Tempered Sigmoid Activations for Deep Learning with Differential Privacy

July 28, 2020 · Declared Dead · 🏛 AAAI Conference on Artificial Intelligence

"No code URL or promise found in abstract"

Evidence collected by the PWNC Scanner

Authors Nicolas Papernot, Abhradeep Thakurta, Shuang Song, Steve Chien, Úlfar Erlingsson arXiv ID 2007.14191 Category stat.ML: Machine Learning (Stat) Cross-listed cs.CR, cs.LG Citations 202 Venue AAAI Conference on Artificial Intelligence Last Checked 1 month ago

Abstract

Because learning sometimes involves sensitive data, machine learning algorithms have been extended to offer privacy for training data.

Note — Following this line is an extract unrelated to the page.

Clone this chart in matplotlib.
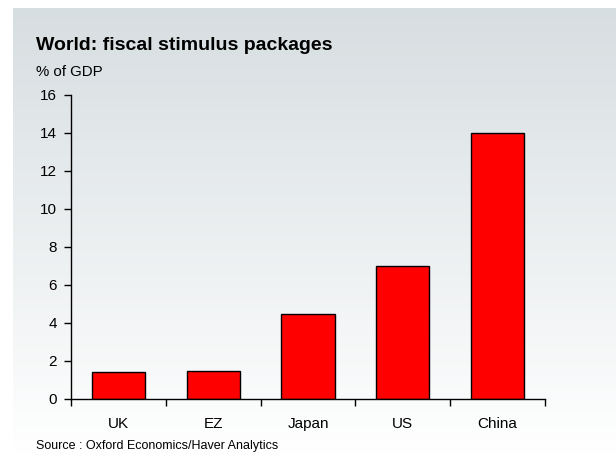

In practice, this has been mostly an afterthought, with privacy-preserving models obtained by re-running training with a different optimizer, but using the model architectures that already performed well in a non-privacy-preserving setting. This approach leads to less than ideal privacy/utility tradeoffs, as we show here. Instead, we propose that model architectures are chosen ab initio explicitly for privacy-preserving training. To provide guarantees under the gold standard of differential privacy, one must bound as strictly as possible how individual training points can possibly affect model updates. In this paper, we are the first to observe that the choice of activation function is central to bounding the sensitivity of privacy-preserving deep learning. We demonstrate analytically and experimentally how a general family of bounded activation functions, the tempered sigmoids, consistently outperform unbounded activation functions like ReLU. Using this paradigm, we achieve new state-of-the-art accuracy on MNIST, FashionMNIST, and CIFAR10 without any modification of the learning procedure fundamentals or differential privacy analysis.